Robert Zemeckis shows a much nicer and happier future in Back to the Future. Technology is still very present, but the people are still in control. Society is almost the same place as it is today. The people still work and still have their own personality and still make decisions for themselves. Nothing seems to have changed from the present except for several advances in technology. Zemeckis chooses to concentrate on one aspect of technology that has been developed in this future time. That one main aspect is the development of the technology necessary for time travel to happen.
Doc Brown (Christopher Lloyd) has developed a time machine. It looks just like a DeLorean, but it has been modified to allow it to go into the future or back into the past. Marty (Michael J. Fox) gets in the car to escape danger and ends up in a time period before he was born to the time when his parents were his age.

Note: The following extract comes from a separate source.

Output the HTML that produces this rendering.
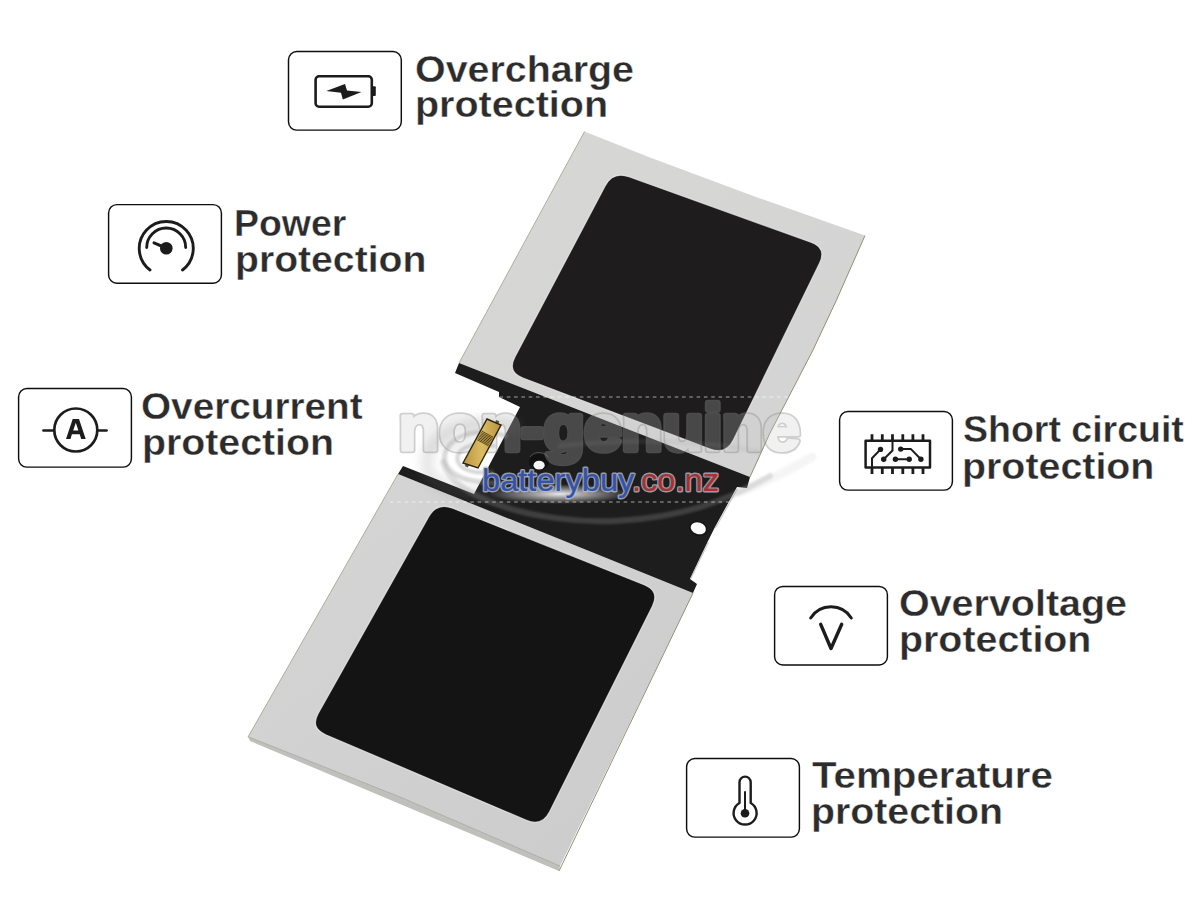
<!DOCTYPE html>
<html><head><meta charset="utf-8">
<style>
html,body{margin:0;padding:0;background:#fff;}
body{width:1200px;height:900px;overflow:hidden;position:relative;}
svg{position:absolute;left:0;top:0;}
.lbl{font-family:"Liberation Sans",sans-serif;font-weight:bold;fill:#2c2c2c;stroke:#fff;stroke-width:0.35px;font-size:37px;}
.wm{font-family:"Liberation Sans",sans-serif;font-weight:bold;font-size:65px;}
.ic{fill:none;stroke:#1c1c1c;stroke-linecap:round;stroke-linejoin:round;}
</style></head>
<body>
<svg width="1200" height="900" viewBox="0 0 1200 900">
<defs>
<linearGradient id="sil1" x1="0" y1="0" x2="1" y2="1">
<stop offset="0" stop-color="#d7d7d6"/><stop offset="1" stop-color="#d3d3d3"/>
</linearGradient>
<linearGradient id="sil2" x1="0" y1="0" x2="1" y2="1">
<stop offset="0" stop-color="#d6d6d6"/><stop offset="1" stop-color="#cbcbcb"/>
</linearGradient>
<radialGradient id="glow"><stop offset="0" stop-color="#fff" stop-opacity="0.9"/><stop offset="0.5" stop-color="#fff" stop-opacity="0.45"/><stop offset="1" stop-color="#fff" stop-opacity="0"/></radialGradient>
<filter id="soft" x="-10%" y="-50%" width="120%" height="200%"><feGaussianBlur stdDeviation="1.2"/></filter>
<filter id="soft4" x="-30%" y="-30%" width="160%" height="160%"><feGaussianBlur stdDeviation="4"/></filter>
</defs>
<!-- upper cell silver -->
<polygon points="584.5,131.5 650,157.5 760,198.4 865,235.5 836.5,300 813,350 770,433 750,477 459,363" fill="url(#sil1)"/>
<polyline points="865,235.5 836.5,300 813,350 770,433 750,477" fill="none" stroke="#948f72" stroke-width="1.0"/>
<line x1="584.5" y1="131.5" x2="459" y2="363" stroke="#a9a794" stroke-width="0.9"/>
<!-- upper pad -->
<path d="M605.1,186.0 Q613.0,171.0 629.0,176.8 L811.0,242.2 Q827.0,248.0 819.5,263.3 L733.5,439.7 Q726.0,455.0 710.1,449.0 L522.9,378.0 Q507.0,372.0 514.9,357.0 Z" fill="#1e1c1c" stroke="rgba(245,245,245,0.7)" stroke-width="1.2"/>
<!-- lower cell silver -->
<polygon points="398,474 693,593 560,866 400,797 248,736.7" fill="url(#sil2)"/>
<polygon points="248,736.7 400,797 560,866 559,871 400,804 250,741" fill="#bfbfbc"/>
<polyline points="248,736.7 400,797 560,866" fill="none" stroke="#a9a9a6" stroke-width="0.9"/>
<line x1="693" y1="593" x2="559" y2="871" stroke="#948f72" stroke-width="1.0"/>
<line x1="398" y1="474" x2="248" y2="737" stroke="#a9a794" stroke-width="0.9"/>
<!-- lower pad -->
<path d="M428.7,516.8 Q437.0,502.0 452.8,508.3 L644.2,584.7 Q660.0,591.0 652.4,606.2 L549.6,811.8 Q542.0,827.0 526.4,820.3 L325.6,734.7 Q310.0,728.0 318.3,713.2 Z" fill="#141414" stroke="rgba(245,245,245,0.7)" stroke-width="1.2"/>
<!-- dark strips + pcb -->
<polygon points="459,363 750,477 747,488 737,487 715,527 708,541 690,579 697,584 693,593 398,474 403,466 474,494 520,407 499,397 499,392 455,373" fill="#1d1d1d"/>
<polyline points="737.5,488.5 715.5,528" fill="none" stroke="rgba(190,190,190,0.8)" stroke-width="1.3"/>
<polyline points="708.5,542 690.5,579" fill="none" stroke="rgba(190,190,190,0.8)" stroke-width="1.3"/>
<!-- holes -->
<ellipse cx="539" cy="462" rx="10" ry="8" fill="#111"/>
<path d="M530,457 A10,8 0 0 1 548,457" fill="none" stroke="rgba(200,200,200,0.35)" stroke-width="0.8"/>
<ellipse cx="539.1" cy="465.2" rx="5.6" ry="4.4" fill="#f6f6f6"/>
<ellipse cx="698.3" cy="528.3" rx="9.5" ry="7.5" transform="rotate(18 698.3 528.3)" fill="#151515"/>
<ellipse cx="698.3" cy="528.3" rx="7.8" ry="5.8" transform="rotate(18 698.3 528.3)" fill="#fafafa"/>
<!-- watermark -->
<mask id="wmask" maskUnits="userSpaceOnUse" x="0" y="0" width="1200" height="900">
<rect x="0" y="0" width="1200" height="900" fill="#fff"/>
<text class="wm" x="398.3" y="449.5" textLength="402" lengthAdjust="spacingAndGlyphs" fill="#000" stroke="#000" stroke-width="3" stroke-linejoin="round">non-genuine</text>
</mask>
<g opacity="0.42" mask="url(#wmask)"><text class="wm" x="398.3" y="449.5" textLength="402" lengthAdjust="spacingAndGlyphs" fill="#8e8e8e" stroke="#8e8e8e" stroke-width="6.5" stroke-linejoin="round">non-genuine</text></g>
<g opacity="0.25"><text class="wm" x="398.3" y="449.5" textLength="402" lengthAdjust="spacingAndGlyphs" fill="#cbcbcb" stroke="#cbcbcb" stroke-width="3" stroke-linejoin="round">non-genuine</text></g>
<!-- swirl -->
<g fill="none" stroke-linecap="round" filter="url(#soft)">
<path d="M443,462 C452,500 540,524 615,521 C680,518 725,502 770,476" stroke="rgba(150,150,150,0.28)" stroke-width="6"/>
<path d="M740,492 C770,480 790,470 812,457" stroke="rgba(160,160,160,0.10)" stroke-width="9"/>
<path d="M560,446 A176,40 0 0 1 760,452" stroke="rgba(150,150,150,0.12)" stroke-width="5"/>
<path d="M505,436 C475,424 440,440 445,462 C450,478 472,483 500,483" stroke="rgba(150,150,150,0.35)" stroke-width="5"/>
<path d="M494,446 C472,440 454,450 458,462 C462,471 477,474 492,472" stroke="rgba(140,140,140,0.35)" stroke-width="4"/>
</g>
<path d="M520,428 C468,412 418,440 428,470 C436,492 472,497 525,492" fill="none" stroke="rgba(120,120,120,0.16)" stroke-width="14" filter="url(#soft4)"/>
<ellipse cx="560" cy="494" rx="70" ry="10" fill="url(#glow)"/>
<!-- connector -->
<linearGradient id="gold" x1="0" y1="0" x2="1" y2="0"><stop offset="0" stop-color="#b8943c"/><stop offset="0.5" stop-color="#dcbc62"/><stop offset="1" stop-color="#b89240"/></linearGradient>
<polygon points="496.3,419.9 499.4,421.5 497.7,424.6 494.6,422.9" fill="#555"/>
<polygon points="466.3,462.9 469.4,464.5 467.8,467.6 464.7,465.9" fill="#555"/>
<polygon points="487,419 501,425 478,468 463,463" fill="url(#gold)" stroke="#2e2410" stroke-width="1.4"/>
<g stroke="#4a3a14" stroke-width="0.9">
<line x1="481.9" y1="431.2" x2="493.0" y2="437.2"/>
<line x1="481.2" y1="432.5" x2="492.3" y2="438.4"/>
<line x1="480.6" y1="433.7" x2="491.7" y2="439.7"/>
<line x1="479.9" y1="434.9" x2="491.0" y2="440.9"/>
<line x1="479.2" y1="436.1" x2="490.3" y2="442.1"/>
<line x1="478.6" y1="437.4" x2="489.7" y2="443.3"/>
<line x1="477.9" y1="438.6" x2="489.0" y2="444.6"/>
<line x1="477.3" y1="439.8" x2="488.4" y2="445.8"/>
</g>
<text x="482" y="491" textLength="237" lengthAdjust="spacingAndGlyphs" style="font-family:'Liberation Sans',sans-serif;font-size:31px;" stroke="rgba(185,190,205,0.8)" stroke-width="2.8" stroke-linejoin="round" fill="none">batterybuy.co.nz</text>
<text x="482" y="491" textLength="237" lengthAdjust="spacingAndGlyphs" style="font-family:'Liberation Sans',sans-serif;font-size:31px;" stroke-width="0.2"><tspan fill="#3352aa" stroke="#3352aa">batterybuy</tspan><tspan fill="#a83030" stroke="#a83030">.co.nz</tspan></text>
<!-- dashed lines -->
<line x1="390" y1="397" x2="800" y2="397" stroke="rgba(255,255,255,0.6)" stroke-width="1.2" stroke-dasharray="3.6,3.7"/>
<line x1="390" y1="502" x2="800" y2="502" stroke="rgba(255,255,255,0.6)" stroke-width="1.2" stroke-dasharray="3.6,3.7"/>
<!-- labels -->
<text class="lbl" x="415.0" y="82.3" textLength="219.0" lengthAdjust="spacingAndGlyphs">Overcharge</text>
<text class="lbl" x="415.0" y="117" textLength="193.0" lengthAdjust="spacingAndGlyphs">protection</text>
<text class="lbl" x="234.0" y="236.2" textLength="112.4" lengthAdjust="spacingAndGlyphs">Power</text>
<text class="lbl" x="235.0" y="271.8" textLength="191.4" lengthAdjust="spacingAndGlyphs">protection</text>
<text class="lbl" x="141.0" y="418.8" textLength="221.6" lengthAdjust="spacingAndGlyphs">Overcurrent</text>
<text class="lbl" x="142.0" y="455" textLength="192.0" lengthAdjust="spacingAndGlyphs">protection</text>
<text class="lbl" x="963.0" y="442.4" textLength="220.8" lengthAdjust="spacingAndGlyphs">Short circuit</text>
<text class="lbl" x="962.0" y="478.8" textLength="192.4" lengthAdjust="spacingAndGlyphs">protection</text>
<text class="lbl" x="899.0" y="615.8" textLength="228.0" lengthAdjust="spacingAndGlyphs">Overvoltage</text>
<text class="lbl" x="899.0" y="652" textLength="192.4" lengthAdjust="spacingAndGlyphs">protection</text>
<text class="lbl" x="812.0" y="787.7" textLength="240.9" lengthAdjust="spacingAndGlyphs">Temperature</text>
<text class="lbl" x="811.0" y="823.6" textLength="192.0" lengthAdjust="spacingAndGlyphs">protection</text>
<!-- boxes -->
<g fill="none" stroke="#0d0d0d" stroke-width="1.45">
<rect x="288.5" y="51.5" width="112.8" height="78.6" rx="8.3"/>
<rect x="108.6" y="204.6" width="112.8" height="78.6" rx="8.3"/>
<rect x="18.6" y="388.5" width="112.8" height="78.6" rx="8.3"/>
<rect x="839.6" y="411.5" width="112.8" height="78.6" rx="8.3"/>
<rect x="774.6" y="586.4" width="112.8" height="78.6" rx="8.3"/>
<rect x="686.6" y="758.5" width="112.8" height="78.6" rx="8.3"/>
</g>
<!-- icon: battery -->
<rect class="ic" stroke-width="2.6" x="315.6" y="76.3" width="56.2" height="30.4" rx="3.5"/>
<rect x="372.5" y="86.3" width="3.3" height="9.7" rx="1" fill="#1c1c1c"/>
<polygon points="326.3,91.1 345,83.9 347,90.5 361.5,92.1 342.8,99.4 341,92.8" fill="#1c1c1c"/>
<!-- icon: gauge -->
<path class="ic" d="M150,270 A27,27 0 1 1 182.5,270" stroke-width="2.9"/>
<path class="ic" d="M146.7,247.5 A19.5,19.5 0 0 1 185.7,247.5" stroke-width="2.9"/>
<circle cx="166.3" cy="248.3" r="6.3" fill="#1c1c1c"/>
<line class="ic" x1="154" y1="242.8" x2="166" y2="248" stroke-width="3"/>
<!-- icon: ammeter -->
<circle class="ic" cx="75.8" cy="430" r="21.5" stroke-width="2.7"/>
<line class="ic" x1="43.5" y1="430.5" x2="53.5" y2="430.5" stroke-width="2.7"/>
<line class="ic" x1="98.5" y1="430.5" x2="106.5" y2="430.5" stroke-width="2.7"/>
<path d="M66,439 L72.7,419 L79,419 L85.7,439 L81.2,439 L79.7,434.2 L71.9,434.2 L70.5,439 Z M73.2,430.6 L78.4,430.6 L75.8,422.8 Z" fill="#1c1c1c" fill-rule="evenodd"/>
<!-- icon: chip -->
<rect class="ic" x="865.6" y="440.7" width="64.4" height="26.8" rx="0" stroke-width="2.5" stroke-linejoin="miter"/>
<g stroke="#1c1c1c" stroke-width="2.8">
<path d="M872,434.2V440.7M882.3,434.2V440.7M892.5,434.2V440.7M902.8,434.2V440.7M912.9,434.2V440.7M923,434.2V440.7"/>
<path d="M872,467.5V474M882.3,467.5V474M892.5,467.5V474M902.8,467.5V474M912.9,467.5V474M923,467.5V474"/>
</g>
<g class="ic" stroke-width="2">
<path d="M872,467.5 V458.3 L880.5,449.4"/>
<path d="M892.5,440.7 V450.5 L883.7,459.3"/>
<path d="M900.7,449.1 H911 L920.9,459.3"/>
<path d="M895.4,459.3 H909.2"/>
</g>
<g fill="#1c1c1c">
<circle cx="880.5" cy="449.4" r="2.7"/><circle cx="883.7" cy="459.3" r="2.7"/>
<circle cx="900.7" cy="449.1" r="2.7"/><circle cx="920.9" cy="459.3" r="2.7"/>
<circle cx="895.4" cy="459.3" r="2.7"/><circle cx="909.2" cy="459.3" r="2.7"/>
</g>
<!-- icon: voltage -->
<path class="ic" d="M810.7,618 A23.9,23.9 0 0 1 851.3,618" stroke-width="3"/>
<path class="ic" d="M820.7,624.3 L831,648.5 L841.7,624.3" stroke-width="3.4"/>
<!-- icon: thermometer -->
<path class="ic" d="M739.5,803 V782.2 A5.6,5.6 0 0 1 750.7,782.2 V803 A11.5,11.5 0 1 1 739.5,803 Z" stroke-width="2.4"/>
<line class="ic" x1="745" y1="792" x2="745" y2="812" stroke-width="2"/>
<circle cx="745" cy="813.3" r="4.3" fill="#1c1c1c"/>
</svg>
</body></html>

He goes back and forgets about the advances that have been made in technology between then and the time in which he was living. He keeps remembering things from the future that are not in the time period in which he is stranded. Even his clothes represent changes that have occurred in technology in the few years that separated these two time periods. Technology is truly evident in the way that things look and the way that things are run.
Time travel is not a new concept of technology, but it is a new concept which is believed to have been invented this short distance into the future. The technology that was used to develop this machine was based on an idea that had occurred to the scientist long in the past. Technology in this society has
allowed for the machine to be developed. The society as a whole has not changed from the present very much. The time machine seems to be the only difference. It is scary to think that people could use this technology to travel throughout time. The only problem with it is that it can be used to change history. When Marty returns from his trip, he realizes that he has created an alternate future. Technology can now be used to change the past as well as the future. It has made it possible for people to control all the events that have ever happened in the history of the world.

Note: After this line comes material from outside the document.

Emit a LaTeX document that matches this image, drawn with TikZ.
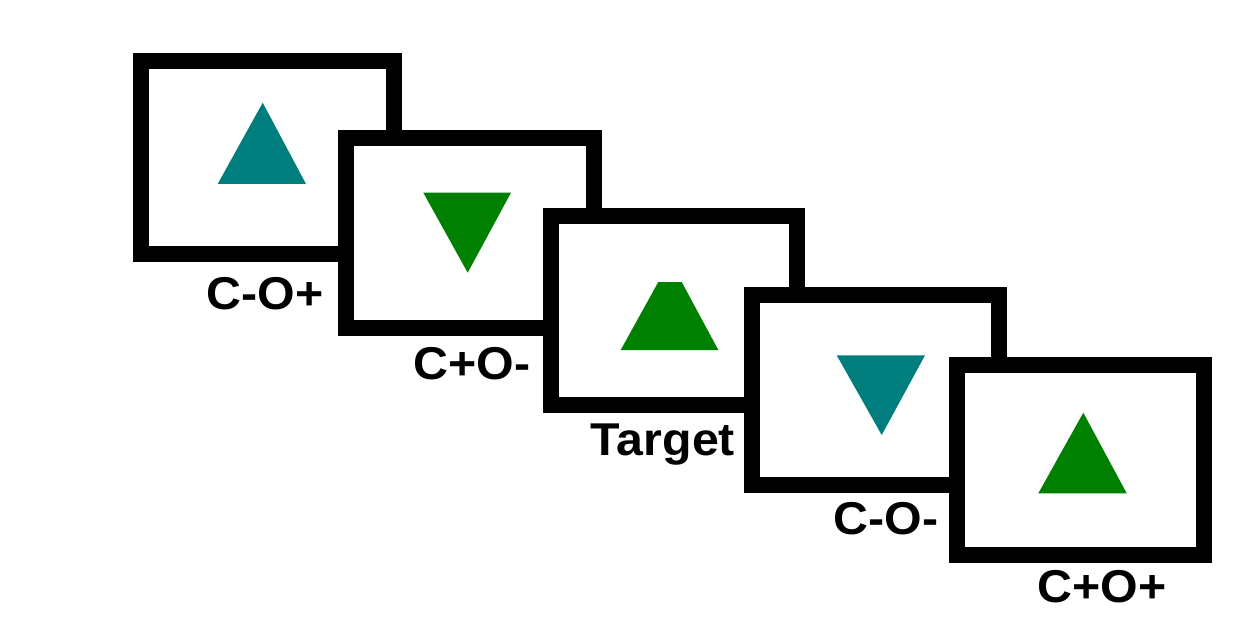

Back to the Future presents a much nicer picture of the future than does Lucas in THX 1138. It shows that it has not changed very much. The one thing that is scary is that the future could be constantly changing, if the technology of the time machine was made available to everyone. This would mean that there would be no set future for the world. Each person would try to change the future so that everything would benefit themselves. This would lead to the eventually destruction of society and maybe no future at all.
George Lucas and Robert Zemeckis both portray the future in their films. The future however is very different between the two movies. In THX 1138 everyone is controlled by the technology that has created computers that can control things. In Back to the Future each individual person has the option to control the future of the world. Both movies give too much power to one thing. Either Technology or the individual have too much power to have society run smoothly. Both of these things would most likely lead to the destruction of
society as it is. A point must be reached somewhere in the middle or there may not even be a future for people to dream about.
Back to the Future. Dir. Robert Zemeckis. Perf. Michael J. Fox, Christopher
Lloyd, Lea Thompson. 1985. Videocassette. Universal Pictures, 1986.
THX 1138. Dir. George Lucas. Perf. Robert Duvall, Donald Pleasence. 1970.